E’ un film di 54 anni fa. Non l’ho visto quando uscì, anche se ricordo i poster che lo pubblicizzavano con la bella faccia di Raf Vallone in primo piano, nè ho avuto mai modo di vederlo in TV prima di ieri.
Si tratta di “Uno sguardo dal ponte” , tratto dall’omonima opera teatrale di Arthur Miller (uno dei mariti di Marilyn Monroe, per intenderci). E’ senz’altro un film che ritrae una certa mentalità siciliana (che si spera superata), ma che conserva molti spunti di interesse ancora oggi, anche se la lettura di questi temi oggi deve essere fatta sotto una luce diversa.
Se lo avessi visto quando uscì nelle sale cinematografiche nel 1962, certamente avrei colto la denuncia del maschilismo del protagonista, che pretende dalla moglie e dalla nipote (adottata dopo la morte della madre), una sottomissione assoluta; avrei inoltre visto il problema della clandestinità come una grave ingiustizia verso i poveri emigranti italiani che vedevano nell’America l’unica possibilità di sfuggire alla miseria e alla fame.
Vedendolo oggi ho invece apprezzato moltissimo l’interpretazione di Raf Vallone, che ha saputo rendere con grande efficacia il dramma del protagonista, Eddi Carbone, preso da un sentimento ambiguo per la figlia adottiva, sentimento che lui vuole definire “paterno”, ma la sua gelosia, la sua possessività fanno intendere qualcosa di diverso. Quando Eddi ospita due parenti arrivati in America come clandestini per cercare lavoro, lui in un primo momento si prodiga per aiutarli, ma quando il più giovane mostra interesse per la ragazza, che ricambia l’affetto del giovane, Eddi è costretto a confrontarsi coi suoi sentimenti e se ne lascia sopraffare.

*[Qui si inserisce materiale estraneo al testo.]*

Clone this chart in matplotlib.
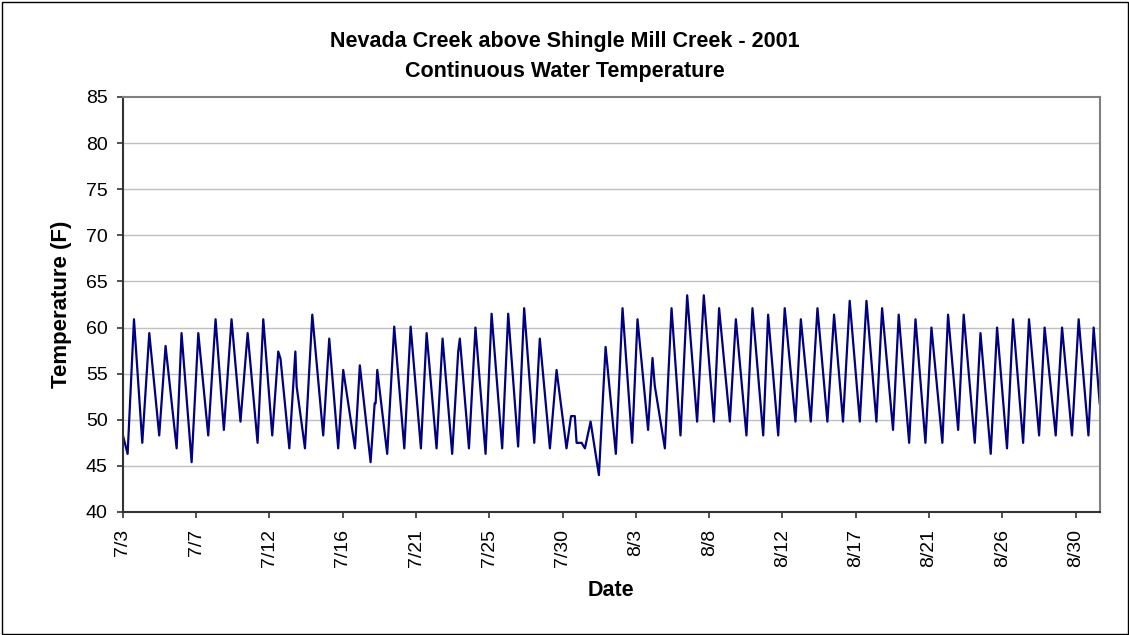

Interessante è anche la ricostruzione dell’atmosfera che regna nel quartiere di migranti italiani, dove la solidarietà per i clandestini è totale e dove il denunciarli è ritenuto atto infamante, imperdonabile; chi se ne rende colpevole viene isolato , disprezzato da tutti: è un reietto.
Se 54 anni fa la clandestinità poteva essere un incubo per i nostri emigranti , oggi invece è un incubo che noi, come comunità nazionale, infliggiamo a chi viene nel nostro paese a cercare una via di scampo a guerre e miseria infinita. Da vittime , ci siamo trasformati in carnefici.
Forse 54 anni fa non avrei colto l’accento posto dal regista anche sull’omofobia di Eddi e del suo ambiente di lavoro , dove viene deriso il biondo Roberto, che canta con voce tenorile, che sa cucire e cucinare e che per questo non può essere un vero uomo.
Un’altra riflessione che il film può suggerire è questa: chi emigra, tende a conservare tradizioni, pregiudizi e mentalità della terra da cui proviene e ad esse si aggrappa per mantenere la sua identità culturale, ignorando che, nel frattempo, nella terra che ha lasciato, tutto si muove, tutto si evolve, come è giusto che avvenga in ogni società che non rinuncia a confrontarsi col mondo che cambia.
Alla fine del film, mi sono chiesta il perchè del titolo (mi è sfuggito l’inizio, dove forse ne veniva spiegato il significato); cercando su internet ho potuto capire che il ponte di cui si parla è quello che collega la ricchissima Manhattan con Brooklyn, il quartiere dei poveri portuali migranti….l’autore , dall’alto di quel ponte, guarda verso la povera umanità che vive in un altro mondo così vicino, ma anche così lontano.